▸ **What is asked**: Quote the data exactly, first line to the line containing "const wearLabelY = [1.0, 3.66, 5.67, 7.38, 8.9];", with no pictures.
** BEGIN **
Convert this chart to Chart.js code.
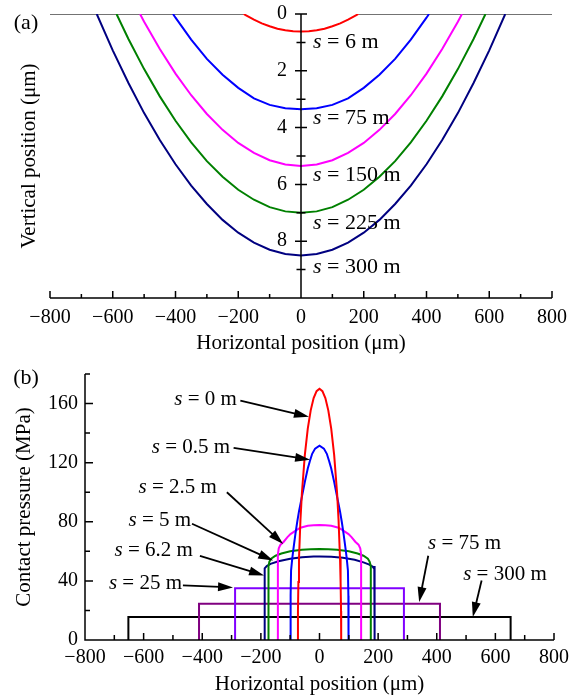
<!DOCTYPE html>
<html>
<head>
<meta charset="utf-8">
<script src="https://cdn.jsdelivr.net/npm/chart.js@4.4.1/dist/chart.umd.min.js"></script>
<style>
  body { margin: 0; background: #fff; }
  #boxA { position: absolute; left: 0; top: 0; width: 578px; height: 355px; }
  #boxB { position: absolute; left: 0; top: 355px; width: 578px; height: 340px; }
</style>
</head>
<body>
<div id="boxA"><canvas id="chartA"></canvas></div>
<div id="boxB"><canvas id="chartB"></canvas></div>
<script>
// (a) wear profiles: horizontal position (um) / depth (um)
const wearX6 = [-183, -175, -150, -125, -100, -75, -50, -25, 0, 25, 50, 75, 100, 125, 150, 175, 183];
const wearY6 = [0, 0.05, 0.20, 0.33, 0.43, 0.52, 0.57, 0.61, 0.62, 0.61, 0.57, 0.52, 0.43, 0.33, 0.20, 0.05, 0];
const wearX75 = [-408, -400, -350, -300, -250, -200, -150, -100, -50, 0, 50, 100, 150, 200, 250, 300, 350, 400, 408];
const wearY75 = [0, 0.13, 0.9, 1.58, 2.14, 2.6, 2.97, 3.2, 3.32, 3.35, 3.32, 3.2, 2.97, 2.6, 2.14, 1.58, 0.9, 0.13, 0];
const wearX150 = [-513, -500, -450, -400, -350, -300, -250, -200, -150, -100, -50, 0, 50, 100, 150, 200, 250, 300, 350, 400, 450, 500, 513];
const wearY150 = [0, 0.27, 1.23, 2.1, 2.86, 3.52, 4.08, 4.54, 4.89, 5.15, 5.3, 5.35, 5.3, 5.15, 4.89, 4.54, 4.08, 3.52, 2.86, 2.1, 1.23, 0.27, 0];
const wearX225 = [-588, -550, -500, -450, -400, -350, -300, -250, -200, -150, -100, -50, 0, 50, 100, 150, 200, 250, 300, 350, 400, 450, 500, 550, 588];
const wearY225 = [0, 0.88, 1.94, 2.9, 3.76, 4.52, 5.18, 5.73, 6.19, 6.54, 6.8, 6.95, 7.0, 6.95, 6.8, 6.54, 6.19, 5.73, 5.18, 4.52, 3.76, 2.9, 1.94, 0.88, 0];
const wearX300 = [-651, -600, -550, -500, -450, -400, -350, -300, -250, -200, -150, -100, -50, 0, 50, 100, 150, 200, 250, 300, 350, 400, 450, 500, 550, 600, 651];
const wearY300 = [0, 1.28, 2.43, 3.49, 4.44, 5.29, 6.04, 6.69, 7.25, 7.7, 8.05, 8.3, 8.45, 8.5, 8.45, 8.3, 8.05, 7.7, 7.25, 6.69, 6.04, 5.29, 4.44, 3.49, 2.43, 1.28, 0];
const surfLeftX = [-800, -183];
const surfRightX = [183, 800];
const surfY = [0, 0];
const wearLabels = ['s = 6 m', 's = 75 m', 's = 150 m', 's = 225 m', 's = 300 m'];
const wearLabelY = [1.0, 3.66, 5.67, 7.38, 8.9];

// (b) contact pressure: horizontal position (um) / pressure (MPa)
const presX0 = [-74, -73.5, -72, -70, -65, -60, -50, -40, -30, -20, -10, 0, 10, 20, 30, 40, 50, 60, 65, 70, 72, 73.5, 74];
const presY0 = [0, 19.7, 39.2, 55.1, 81.2, 99.5, 125.3, 143, 155.4, 163.7, 168.4, 170, 168.4, 163.7, 155.4, 143, 125.3, 99.5, 81.2, 55.1, 39.2, 19.7, 0];
const presX05 = [-99, -98.5, -97, -93, -90, -86, -82, -76, -70, -62, -55, -50, -40, -33, -25, -15, 0, 15, 25, 33, 40, 50, 55, 62, 70, 76, 82, 86, 90, 93, 97, 98.5, 99];
const presY05 = [0, 30, 47, 55, 60, 66, 72, 80, 87, 95, 102, 107, 116, 121, 126, 129.5, 131.5, 129.5, 126, 121, 116, 107, 102, 95, 87, 80, 72, 66, 60, 55, 47, 30, 0];
const presX25 = [-142, -142, -139, -133, -122, -110, -99, -80, -65, -40, -20, 0, 20, 40, 65, 80, 99, 110, 122, 133, 139, 142, 142];
const presY25 = [0, 58, 62, 64.5, 66.5, 69.5, 71.7, 74.2, 76, 77.3, 77.7, 77.8, 77.7, 77.3, 76, 74.2, 71.7, 69.5, 66.5, 64.5, 62, 58, 0];
const presX5 = [-174, -174, -171, -165, -150, -130, -100, -60, -30, 0, 30, 60, 100, 130, 150, 165, 171, 175, 175];
const presY5 = [0, 50, 53, 55, 57, 58.5, 60, 61, 61.4, 61.5, 61.4, 61, 60, 58.5, 57, 55, 53, 50, 0];
const presX62 = [-188, -188, -186, -180, -167, -140, -100, -60, -20, 0, 40, 80, 120, 150, 170, 182, 187, 188, 188];
const presY62 = [0, 46, 48.5, 50, 51.5, 53.3, 55, 56, 56.5, 56.5, 56.3, 55.6, 54.3, 52.5, 51, 49.5, 48, 50, 0];
const presX25m = [-288, -288, 288, 288];
const presY25m = [0, 35, 35, 0];
const presX75m = [-411, -411, 411, 411];
const presY75m = [0, 24.5, 24.5, 0];
const presX300m = [-652, -652, 652, 652];
const presY300m = [0, 15.5, 15.5, 0];
const presLabels = ['s = 0 m', 's = 0.5 m', 's = 2.5 m', 's = 5 m', 's = 6.2 m', 's = 25 m', 's = 75 m', 's = 300 m'];

// label anchor and arrow (from -> tip) in data units, for panel (b)
const presNotes = [
  { text: 0, at: [-282, 163], align: 'right', from: [-270, 162], to: [-36, 151] },
  { text: 1, at: [-305, 130], align: 'right', from: [-293, 130], to: [-32, 122] },
  { text: 2, at: [-350, 103], align: 'right', from: [-316, 100], to: [-124, 65] },
  { text: 3, at: [-438, 80.7], align: 'right', from: [-435, 78.7], to: [-158, 53.8] },
  { text: 4, at: [-432, 60.5], align: 'right', from: [-408, 57], to: [-189, 43.7] },
  { text: 5, at: [-469, 38.3], align: 'right', from: [-466, 37], to: [-295, 35.6] },
  { text: 6, at: [370, 65.2], align: 'left', from: [371, 57], to: [340, 25.7] },
  { text: 7, at: [490, 44.4], align: 'left', from: [553, 40.3], to: [523, 15.5] }
];

Chart.defaults.font.family = '"Liberation Serif", "Times New Roman", serif';
Chart.defaults.color = '#000';
const SERIF = '"Liberation Serif", "Times New Roman", serif';

function pts(xs, ys) {
  return xs.map((x, i) => ({ x: x, y: ys[i] }));
}
function series(xs, ys, color, width) {
  return {
    data: pts(xs, ys), borderColor: color, borderWidth: width || 2,
    showLine: true, pointRadius: 0, pointHoverRadius: 0, fill: false, tension: 0
  };
}
function minus(v) {
  return v < 0 ? '\u2212' + Math.abs(v) : String(v);
}

// italic "s" followed by upright rest
function drawNote(ctx, text, px, py, align, size) {
  const rest = text.slice(1);
  ctx.font = 'italic ' + size + 'px ' + SERIF;
  const w1 = ctx.measureText('s').width;
  ctx.font = size + 'px ' + SERIF;
  const w2 = ctx.measureText(rest).width;
  const x0 = align === 'right' ? px - w1 - w2 : px;
  ctx.textAlign = 'left';
  ctx.textBaseline = 'middle';
  ctx.fillStyle = '#000';
  ctx.font = 'italic ' + size + 'px ' + SERIF;
  ctx.fillText('s', x0, py);
  ctx.font = size + 'px ' + SERIF;
  ctx.fillText(rest, x0 + w1, py);
}

function drawArrow(ctx, x1, y1, x2, y2) {
  const a = Math.atan2(y2 - y1, x2 - x1);
  const head = 15, half = 4.5;
  const bx = x2 - head * Math.cos(a), by = y2 - head * Math.sin(a);
  ctx.strokeStyle = '#000';
  ctx.fillStyle = '#000';
  ctx.lineWidth = 1.8;
  ctx.beginPath();
  ctx.moveTo(x1, y1);
  ctx.lineTo(bx + 2 * Math.cos(a), by + 2 * Math.sin(a));
  ctx.stroke();
  ctx.beginPath();
  ctx.moveTo(x2, y2);
  ctx.lineTo(bx + half * Math.sin(a), by - half * Math.cos(a));
  ctx.lineTo(bx - half * Math.sin(a), by + half * Math.cos(a));
  ctx.closePath();
  ctx.fill();
}

const axesA = {
  id: 'axesA',
  afterDatasetsDraw(chart) {
    const ctx = chart.ctx, xs = chart.scales.x, ys = chart.scales.y;
    const x0 = xs.getPixelForValue(0);
    const yTop = ys.getPixelForValue(0), yBot = ys.getPixelForValue(10);
    ctx.save();
    ctx.strokeStyle = '#000';
    ctx.lineWidth = 1.5;
    ctx.beginPath();
    ctx.moveTo(xs.getPixelForValue(-800), yBot);
    ctx.lineTo(xs.getPixelForValue(800), yBot);
    ctx.moveTo(x0, yTop);
    ctx.lineTo(x0, yBot);
    for (let v = -800; v <= 800; v += 100) {
      const p = xs.getPixelForValue(v);
      const l = v % 200 === 0 ? 7 : 4;
      ctx.moveTo(p, yBot);
      ctx.lineTo(p, yBot - l);
    }
    for (let v = 0; v < 10; v += 1) {
      const p = ys.getPixelForValue(v);
      const l = v % 2 === 0 ? 6 : 4.5;
      ctx.moveTo(x0 - l, p);
      ctx.lineTo(x0 + l, p);
    }
    ctx.stroke();
    wearLabels.forEach((t, i) => {
      drawNote(ctx, t, xs.getPixelForValue(38), ys.getPixelForValue(wearLabelY[i]), 'left', 22);
    });
    ctx.font = '22px ' + SERIF;
    ctx.textAlign = 'center';
    ctx.textBaseline = 'middle';
    ctx.fillText('(a)', 26, 23);
    ctx.restore();
  }
};

const axesB = {
  id: 'axesB',
  afterDatasetsDraw(chart) {
    const ctx = chart.ctx, xs = chart.scales.x, ys = chart.scales.y;
    const xL = xs.getPixelForValue(-800), xR = xs.getPixelForValue(800);
    const y0 = ys.getPixelForValue(0), yT = ys.getPixelForValue(180);
    ctx.save();
    ctx.strokeStyle = '#000';
    ctx.lineWidth = 1.5;
    ctx.beginPath();
    ctx.moveTo(xL, yT);
    ctx.lineTo(xL, y0);
    ctx.lineTo(xR, y0);
    for (let v = -800; v <= 800; v += 100) {
      const p = xs.getPixelForValue(v);
      const l = v % 200 === 0 ? 7 : 5;
      ctx.moveTo(p, y0);
      ctx.lineTo(p, y0 - l);
    }
    for (let v = 0; v <= 180; v += 20) {
      const p = ys.getPixelForValue(v);
      const l = v % 40 === 0 ? 8 : 5;
      ctx.moveTo(xL, p);
      ctx.lineTo(xL + l, p);
    }
    ctx.stroke();
    presNotes.forEach(n => {
      drawArrow(ctx, xs.getPixelForValue(n.from[0]), ys.getPixelForValue(n.from[1]),
        xs.getPixelForValue(n.to[0]), ys.getPixelForValue(n.to[1]));
      drawNote(ctx, presLabels[n.text], xs.getPixelForValue(n.at[0]), ys.getPixelForValue(n.at[1]), n.align, 21);
    });
    ctx.font = '22px ' + SERIF;
    ctx.textAlign = 'center';
    ctx.textBaseline = 'middle';
    ctx.fillText('(b)', 26, 23);
    ctx.restore();
  }
};

const common = {
  responsive: true,
  maintainAspectRatio: false,
  animation: false,
  devicePixelRatio: 1,
  plugins: { legend: { display: false }, tooltip: { enabled: false } }
};

new Chart(document.getElementById('chartA'), {
  type: 'scatter',
  data: {
    datasets: [
      series(wearX6, wearY6, '#ff0000'),
      series(wearX75, wearY75, '#0000ff'),
      series(wearX150, wearY150, '#ff00ff'),
      series(wearX225, wearY225, '#008000'),
      series(wearX300, wearY300, '#000080'),
      series(surfLeftX, surfY, '#444444', 1.5),
      series(surfRightX, surfY, '#444444', 1.5)
    ]
  },
  options: Object.assign({}, common, {
    layout: { padding: { left: 0, right: 26, top: 14, bottom: 0 } },
    scales: {
      x: {
        type: 'linear', position: 'bottom', min: -800, max: 800,
        grid: { display: false, drawTicks: false }, border: { display: false },
        ticks: { stepSize: 200, autoSkip: false, maxRotation: 0, padding: 8, font: { size: 20 }, callback: minus },
        title: { display: true, text: 'Horizontal position (\u03bcm)', font: { size: 21, lineHeight: 1.1 }, padding: { top: 0, bottom: 0 } },
        afterFit: s => { s.height = 57; }
      },
      y: {
        type: 'linear', position: { x: -45 }, min: 0, max: 10, reverse: true,
        grid: { display: false, drawTicks: false }, border: { display: false },
        ticks: { stepSize: 2, padding: 0, font: { size: 20 }, callback: v => (v < 10 ? String(v) : '') }
      },
      yTitle: {
        type: 'linear', position: 'left', min: 0, max: 10, reverse: true,
        grid: { display: false, drawTicks: false }, border: { display: false },
        ticks: { display: false },
        title: { display: true, text: 'Vertical position (\u03bcm)', font: { size: 21 }, padding: { top: 17, bottom: 0 } },
        afterFit: s => { s.width = 50; }
      }
    }
  }),
  plugins: [axesA]
});

new Chart(document.getElementById('chartB'), {
  type: 'scatter',
  data: {
    datasets: [
      series(presX0, presY0, '#ff0000'),
      series(presX05, presY05, '#0000ff'),
      series(presX25, presY25, '#ff00ff'),
      series(presX5, presY5, '#008000'),
      series(presX62, presY62, '#000080'),
      series(presX25m, presY25m, '#8000ff'),
      series(presX75m, presY75m, '#800080'),
      series(presX300m, presY300m, '#000000')
    ]
  },
  options: Object.assign({}, common, {
    layout: { padding: { left: 0, right: 24, top: 17, bottom: 0 } },
    scales: {
      x: {
        type: 'linear', position: 'bottom', min: -800, max: 800,
        grid: { display: false, drawTicks: false }, border: { display: false },
        ticks: { stepSize: 200, autoSkip: false, maxRotation: 0, padding: 6, font: { size: 20 }, callback: minus },
        title: { display: true, text: 'Horizontal position (\u03bcm)', font: { size: 21, lineHeight: 1.0 }, padding: { top: 0, bottom: 0 } },
        afterFit: s => { s.height = 55; }
      },
      y: {
        type: 'linear', position: 'left', min: 0, max: 180,
        grid: { display: false, drawTicks: false }, border: { display: false },
        ticks: { stepSize: 40, padding: 7, font: { size: 20 }, callback: v => (v <= 160 ? String(v) : '') },
        title: { display: true, text: 'Contact pressure (MPa)', font: { size: 21 }, padding: { top: 12, bottom: 0 } },
        afterFit: s => { s.width = 85; }
      }
    }
  }),
  plugins: [axesB]
});
</script>
</body>
</html>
** END **
▸ **Solved exercise**:
Convert this chart to Chart.js code.
<!DOCTYPE html>
<html>
<head>
<meta charset="utf-8">
<script src="https://cdn.jsdelivr.net/npm/chart.js@4.4.1/dist/chart.umd.min.js"></script>
<style>
  body { margin: 0; background: #fff; }
  #boxA { position: absolute; left: 0; top: 0; width: 578px; height: 355px; }
  #boxB { position: absolute; left: 0; top: 355px; width: 578px; height: 340px; }
</style>
</head>
<body>
<div id="boxA"><canvas id="chartA"></canvas></div>
<div id="boxB"><canvas id="chartB"></canvas></div>
<script>
// (a) wear profiles: horizontal position (um) / depth (um)
const wearX6 = [-183, -175, -150, -125, -100, -75, -50, -25, 0, 25, 50, 75, 100, 125, 150, 175, 183];
const wearY6 = [0, 0.05, 0.20, 0.33, 0.43, 0.52, 0.57, 0.61, 0.62, 0.61, 0.57, 0.52, 0.43, 0.33, 0.20, 0.05, 0];
const wearX75 = [-408, -400, -350, -300, -250, -200, -150, -100, -50, 0, 50, 100, 150, 200, 250, 300, 350, 400, 408];
const wearY75 = [0, 0.13, 0.9, 1.58, 2.14, 2.6, 2.97, 3.2, 3.32, 3.35, 3.32, 3.2, 2.97, 2.6, 2.14, 1.58, 0.9, 0.13, 0];
const wearX150 = [-513, -500, -450, -400, -350, -300, -250, -200, -150, -100, -50, 0, 50, 100, 150, 200, 250, 300, 350, 400, 450, 500, 513];
const wearY150 = [0, 0.27, 1.23, 2.1, 2.86, 3.52, 4.08, 4.54, 4.89, 5.15, 5.3, 5.35, 5.3, 5.15, 4.89, 4.54, 4.08, 3.52, 2.86, 2.1, 1.23, 0.27, 0];
const wearX225 = [-588, -550, -500, -450, -400, -350, -300, -250, -200, -150, -100, -50, 0, 50, 100, 150, 200, 250, 300, 350, 400, 450, 500, 550, 588];
const wearY225 = [0, 0.88, 1.94, 2.9, 3.76, 4.52, 5.18, 5.73, 6.19, 6.54, 6.8, 6.95, 7.0, 6.95, 6.8, 6.54, 6.19, 5.73, 5.18, 4.52, 3.76, 2.9, 1.94, 0.88, 0];
const wearX300 = [-651, -600, -550, -500, -450, -400, -350, -300, -250, -200, -150, -100, -50, 0, 50, 100, 150, 200, 250, 300, 350, 400, 450, 500, 550, 600, 651];
const wearY300 = [0, 1.28, 2.43, 3.49, 4.44, 5.29, 6.04, 6.69, 7.25, 7.7, 8.05, 8.3, 8.45, 8.5, 8.45, 8.3, 8.05, 7.7, 7.25, 6.69, 6.04, 5.29, 4.44, 3.49, 2.43, 1.28, 0];
const surfLeftX = [-800, -183];
const surfRightX = [183, 800];
const surfY = [0, 0];
const wearLabels = ['s = 6 m', 's = 75 m', 's = 150 m', 's = 225 m', 's = 300 m'];
const wearLabelY = [1.0, 3.66, 5.67, 7.38, 8.9];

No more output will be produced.